Once the flaming front had passed, firefighters moved back into the housing area and began mopping up. Thanks to metal roofs and well-maintained yards, no structures were burned. Some of the pine trees were scorched, but many were still green above the singed grasses. Much more severe crown fire effects occurred in untreated areas.
Why did Flagg Ranch survive the Berry Fire?
The Flagg Ranch developed area was successfully protected because it was ready for a fire. The structures themselves were fire resistant with metal roofs on most buildings. Yards were maintained with low grasses, and the lower branches of the trees were removed. Fire crews had time to implement structure protection in advance, and fire behavior was reduced. Flagg Ranch is an example of a Fire Adapted Community that not only weathered a crown fire in mixed conifer fuels, but did so while firefighters were staging in a safety zone.
What was learned after the Berry Fire spread through Flagg Ranch?
- Early activation of contingency resources allowed crews to become familiar with the area prior to the fire front passage.
- The crews saw the cleared treatment areas and this improved confidence in safety zones and re-engagement as the fire front passed through.
- Federal and county firefighters from Teton Interagency Fire and the local Type III incident management team had worked together in training.

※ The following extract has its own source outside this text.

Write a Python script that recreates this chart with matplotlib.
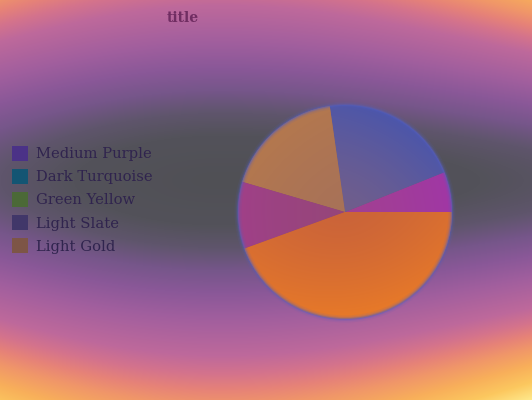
import numpy as np
import matplotlib
matplotlib.use("Agg")
import matplotlib.pyplot as plt
from matplotlib.patches import Patch, Circle

# ---- data ----
categories = ["Medium Purple", "Dark Turquoise", "Green Yellow", "Light Slate", "Light Gold"]
values = [6, 21, 18, 10, 44]
title_text = "title"

# ---- styles ----
wedge_inner = [(162, 64, 146), (112, 94, 140), (168, 114, 88), (150, 70, 122), (203, 100, 57)]
wedge_outer = [(160, 55, 165), (76, 86, 170), (180, 120, 78), (160, 64, 136), (232, 122, 40)]
legend_colors = [(75, 50, 135), (20, 85, 115), (75, 105, 55), (65, 55, 105), (125, 85, 70)]

W, H = 532, 400
fig = plt.figure(figsize=(W / 100, H / 100), dpi=100)

# ---- background gradient ----
yy, xx = np.mgrid[0:H, 0:W].astype(float)
cx, cy = 220.0, 180.0
dx = xx - cx
dy = yy - cy
cadd = np.where(dx < 0, 733.0, 1300.0)
u = np.sqrt((dy / 225.0) ** 2 * (1 + (dx / 368.0) ** 2) + (dx / cadd) ** 2)
stops = [0, 0.2, 0.3, 0.4, 0.5, 0.62, 0.78, 0.86, 0.93, 1.0, 1.1, 1.2, 1.32]
scols = np.array([(80, 80, 85), (83, 82, 90), (95, 85, 108), (118, 86, 138), (138, 88, 152),
                  (162, 95, 158), (190, 105, 155), (212, 115, 140), (230, 130, 120),
                  (240, 150, 105), (248, 175, 90), (252, 200, 95), (255, 240, 150)], float)
bg = np.stack([np.interp(u, stops, scols[:, c]) for c in range(3)], axis=-1) / 255.0
bax = fig.add_axes([0, 0, 1, 1])
bax.imshow(bg, extent=(0, W, H, 0), aspect="auto", interpolation="bilinear")
bax.set_xlim(0, W)
bax.set_ylim(H, 0)
bax.axis("off")

# ---- pie ----
pcx, pcy, R = 345.0, 212.0, 107.0
m = 1.1
side = 2 * m * R
ax = fig.add_axes([(pcx - m * R) / W, (H - pcy - m * R) / H, side / W, side / H])
wedges, _ = ax.pie(values, startangle=0, counterclock=True,
                   colors=[tuple(c / 255 for c in col) for col in wedge_inner],
                   wedgeprops=dict(linewidth=0))
ax.set_xlim(-m, m)
ax.set_ylim(-m, m)
ax.set_aspect("equal")
ax.axis("off")

n = 400
gy, gx = np.mgrid[-1:1:n * 1j, -1:1:n * 1j]
gy = -gy
r = np.sqrt(gx ** 2 + gy ** 2)
for w, ci, co in zip(wedges, wedge_inner, wedge_outer):
    tm = np.deg2rad((w.theta1 + w.theta2) / 2)
    p = gx * np.cos(tm) + gy * np.sin(tm)
    f = np.clip(0.45 * r ** 1.5 + 0.55 * np.clip(p, 0, 1) ** 1.3, 0, 1)
    ci = np.array(ci, float)
    co = np.array(co, float)
    img = (ci[None, None, :] + (co - ci)[None, None, :] * f[..., None]) / 255.0
    im = ax.imshow(img, extent=(-1, 1, -1, 1), origin="upper", interpolation="bilinear", zorder=2)
    im.set_clip_path(w)

# soft bluish rim
for lw, a in [(7, 0.10), (4, 0.18), (2, 0.38)]:
    ax.add_patch(Circle((0, 0), 1.0, fill=False, edgecolor=(85 / 255, 95 / 255, 190 / 255),
                        linewidth=lw * 0.72, alpha=a, zorder=3))

# ---- legend ----
handles = [Patch(facecolor=tuple(c / 255 for c in col), edgecolor="none") for col in legend_colors]
leg = fig.legend(handles, categories, loc="upper left", bbox_to_anchor=(12 / W, 1 - 146 / H),
                 frameon=False, borderpad=0, borderaxespad=0, handlelength=1.1,
                 handleheight=1.15, handletextpad=0.55, labelspacing=0.53,
                 prop={"family": "DejaVu Serif", "size": 10.6})
for t in leg.get_texts():
    t.set_color((48 / 255, 36 / 255, 78 / 255))

# ---- title ----
fig.text(183 / W, 1 - 17.5 / H, title_text, ha="center", va="center", fontsize=10,
         fontweight="bold", family="DejaVu Serif", color=(112 / 255, 45 / 255, 98 / 255))

fig.savefig("out.png", dpi=100)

This assured good communications and smooth operations during the intense fire suppression response in the Flagg area.
- A community structure protection plan was written for Flagg Ranch that mapped the buildings and listed equipment needed. This plan proved very useful, but firefighters did not know it existed until they had already begun similar planning. Engine resources and fire management teams should have these tools in advance.
- In residential areas, screening is important. Where possible, the fuels thinning projects left somewhat denser trees and branches where it was safe to do so, such as on islands in the parking lots. After the Berry Fire these denser clumps of trees were all torched and killed.
- Firefighters who took suppression actions during the Berry Fire’s ember shower in the Flagg Ranch housing area credited metal roofs for the successful protection of the structures.
The National Cohesive Wildland Fire Management Strategy
The management of the Berry Fire and the survival of Flagg Ranch serve to highlight the three goals of the Cohesive Strategy. Because Grand Teton National Park’s managers were confident that the remote Flagg Ranch community was fire adapted, they were able to allow the lightning-ignited Berry Fire to play its natural role in strengthening the resilience of the fire-adapted landscape. The suppression response to the Berry Fire was based on risk assessments and grounded in safety for firefighters, visitors, and developed areas. Flagg Ranch was a fire adapted community because of fuels treatments, structure protection plans, and appropriate building materials.